— begin —

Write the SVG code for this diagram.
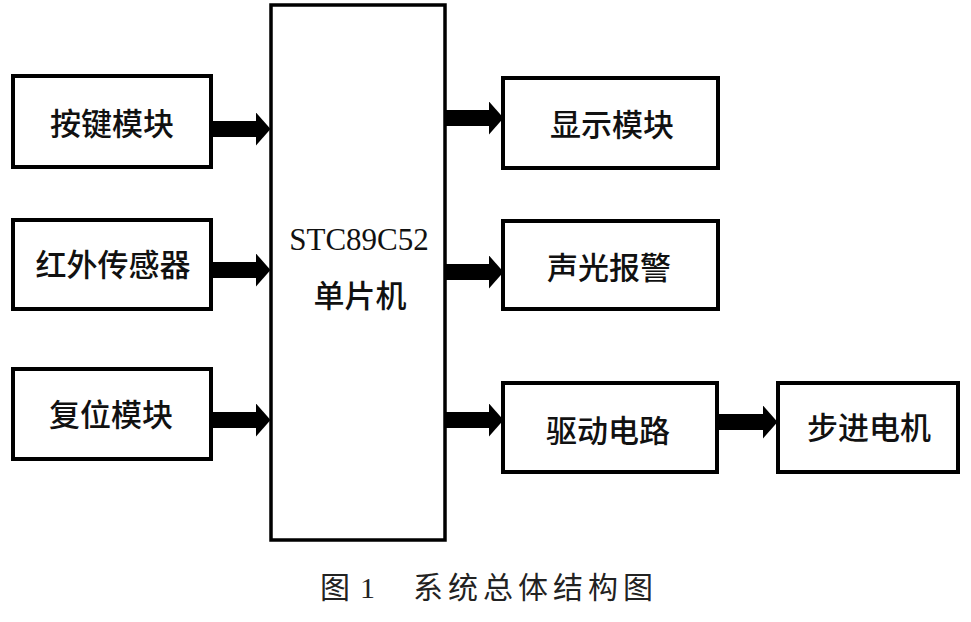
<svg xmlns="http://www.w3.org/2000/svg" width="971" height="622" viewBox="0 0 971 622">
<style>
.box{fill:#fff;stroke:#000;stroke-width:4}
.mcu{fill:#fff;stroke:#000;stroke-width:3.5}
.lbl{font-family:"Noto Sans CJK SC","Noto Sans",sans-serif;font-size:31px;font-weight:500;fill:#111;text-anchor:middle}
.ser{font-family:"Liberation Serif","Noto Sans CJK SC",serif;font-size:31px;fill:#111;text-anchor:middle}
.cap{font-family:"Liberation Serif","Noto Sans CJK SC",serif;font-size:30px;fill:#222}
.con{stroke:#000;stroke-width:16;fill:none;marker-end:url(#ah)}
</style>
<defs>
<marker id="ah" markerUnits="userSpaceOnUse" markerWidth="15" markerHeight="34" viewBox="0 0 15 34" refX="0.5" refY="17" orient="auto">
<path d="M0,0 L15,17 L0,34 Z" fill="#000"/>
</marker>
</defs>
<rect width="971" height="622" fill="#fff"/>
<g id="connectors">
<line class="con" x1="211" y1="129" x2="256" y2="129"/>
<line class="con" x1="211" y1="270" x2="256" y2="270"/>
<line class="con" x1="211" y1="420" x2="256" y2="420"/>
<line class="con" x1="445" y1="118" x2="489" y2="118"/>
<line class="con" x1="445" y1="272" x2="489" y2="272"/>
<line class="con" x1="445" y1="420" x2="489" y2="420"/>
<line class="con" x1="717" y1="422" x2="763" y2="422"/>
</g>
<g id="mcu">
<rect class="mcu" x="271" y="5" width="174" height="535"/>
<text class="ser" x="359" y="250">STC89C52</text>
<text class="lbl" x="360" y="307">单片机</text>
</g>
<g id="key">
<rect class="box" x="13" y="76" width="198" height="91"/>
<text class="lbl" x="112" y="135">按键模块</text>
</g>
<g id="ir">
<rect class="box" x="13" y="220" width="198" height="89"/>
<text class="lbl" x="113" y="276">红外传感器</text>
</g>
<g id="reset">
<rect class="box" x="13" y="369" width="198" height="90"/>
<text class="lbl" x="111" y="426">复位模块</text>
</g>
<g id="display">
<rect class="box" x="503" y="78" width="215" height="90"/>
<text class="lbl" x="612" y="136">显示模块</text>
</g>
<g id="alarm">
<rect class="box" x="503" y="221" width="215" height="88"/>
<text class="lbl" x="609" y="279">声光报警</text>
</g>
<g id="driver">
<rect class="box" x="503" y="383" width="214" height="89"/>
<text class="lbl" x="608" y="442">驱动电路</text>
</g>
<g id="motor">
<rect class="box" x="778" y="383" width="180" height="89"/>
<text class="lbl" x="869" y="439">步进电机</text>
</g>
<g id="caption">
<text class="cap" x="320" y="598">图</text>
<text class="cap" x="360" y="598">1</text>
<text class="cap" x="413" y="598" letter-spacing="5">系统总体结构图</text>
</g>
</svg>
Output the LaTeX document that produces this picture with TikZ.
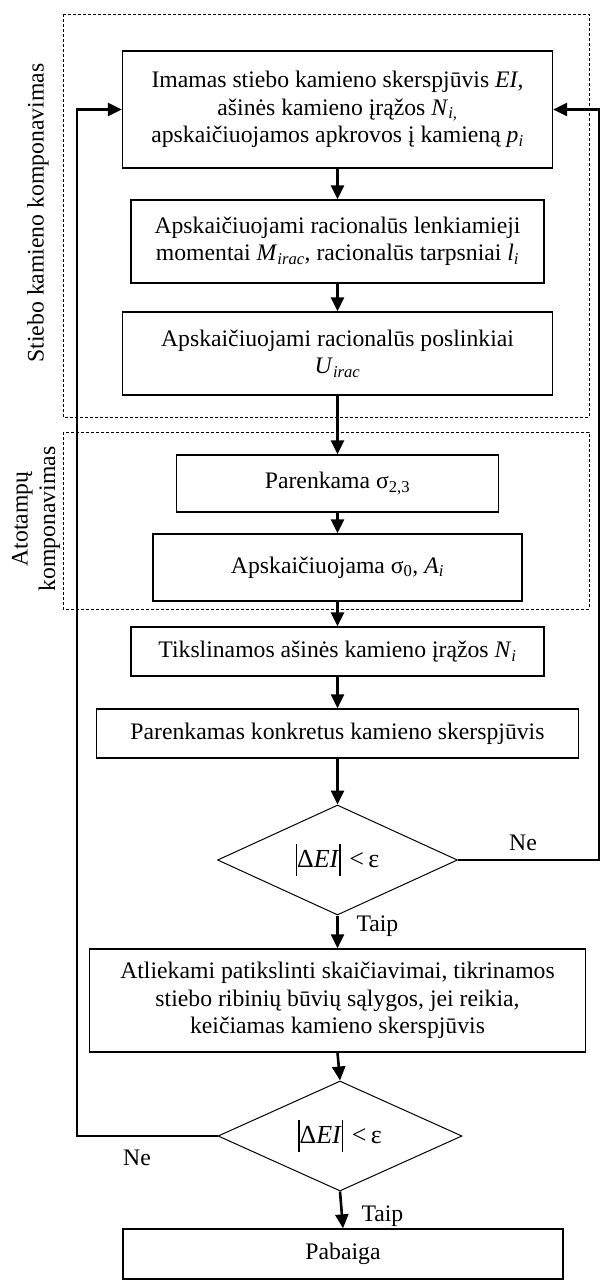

— end —

> _INSTRUCTIONS FOR THE TASK_:
The records above are to be reproduced exactly; the pictures are to be left out.

> _OUTPUT_:
Write the SVG code for this diagram.
<svg xmlns="http://www.w3.org/2000/svg" width="971" height="622" viewBox="0 0 971 622">
<style>
.box{fill:#fff;stroke:#000;stroke-width:4}
.mcu{fill:#fff;stroke:#000;stroke-width:3.5}
.lbl{font-family:"Noto Sans CJK SC","Noto Sans",sans-serif;font-size:31px;font-weight:500;fill:#111;text-anchor:middle}
.ser{font-family:"Liberation Serif","Noto Sans CJK SC",serif;font-size:31px;fill:#111;text-anchor:middle}
.cap{font-family:"Liberation Serif","Noto Sans CJK SC",serif;font-size:30px;fill:#222}
.con{stroke:#000;stroke-width:16;fill:none;marker-end:url(#ah)}
</style>
<defs>
<marker id="ah" markerUnits="userSpaceOnUse" markerWidth="15" markerHeight="34" viewBox="0 0 15 34" refX="0.5" refY="17" orient="auto">
<path d="M0,0 L15,17 L0,34 Z" fill="#000"/>
</marker>
</defs>
<rect width="971" height="622" fill="#fff"/>
<g id="connectors">
<line class="con" x1="211" y1="129" x2="256" y2="129"/>
<line class="con" x1="211" y1="270" x2="256" y2="270"/>
<line class="con" x1="211" y1="420" x2="256" y2="420"/>
<line class="con" x1="445" y1="118" x2="489" y2="118"/>
<line class="con" x1="445" y1="272" x2="489" y2="272"/>
<line class="con" x1="445" y1="420" x2="489" y2="420"/>
<line class="con" x1="717" y1="422" x2="763" y2="422"/>
</g>
<g id="mcu">
<rect class="mcu" x="271" y="5" width="174" height="535"/>
<text class="ser" x="359" y="250">STC89C52</text>
<text class="lbl" x="360" y="307">单片机</text>
</g>
<g id="key">
<rect class="box" x="13" y="76" width="198" height="91"/>
<text class="lbl" x="112" y="135">按键模块</text>
</g>
<g id="ir">
<rect class="box" x="13" y="220" width="198" height="89"/>
<text class="lbl" x="113" y="276">红外传感器</text>
</g>
<g id="reset">
<rect class="box" x="13" y="369" width="198" height="90"/>
<text class="lbl" x="111" y="426">复位模块</text>
</g>
<g id="display">
<rect class="box" x="503" y="78" width="215" height="90"/>
<text class="lbl" x="612" y="136">显示模块</text>
</g>
<g id="alarm">
<rect class="box" x="503" y="221" width="215" height="88"/>
<text class="lbl" x="609" y="279">声光报警</text>
</g>
<g id="driver">
<rect class="box" x="503" y="383" width="214" height="89"/>
<text class="lbl" x="608" y="442">驱动电路</text>
</g>
<g id="motor">
<rect class="box" x="778" y="383" width="180" height="89"/>
<text class="lbl" x="869" y="439">步进电机</text>
</g>
<g id="caption">
<text class="cap" x="320" y="598">图</text>
<text class="cap" x="360" y="598">1</text>
<text class="cap" x="413" y="598" letter-spacing="5">系统总体结构图</text>
</g>
</svg>
Output the LaTeX document that produces this picture with TikZ.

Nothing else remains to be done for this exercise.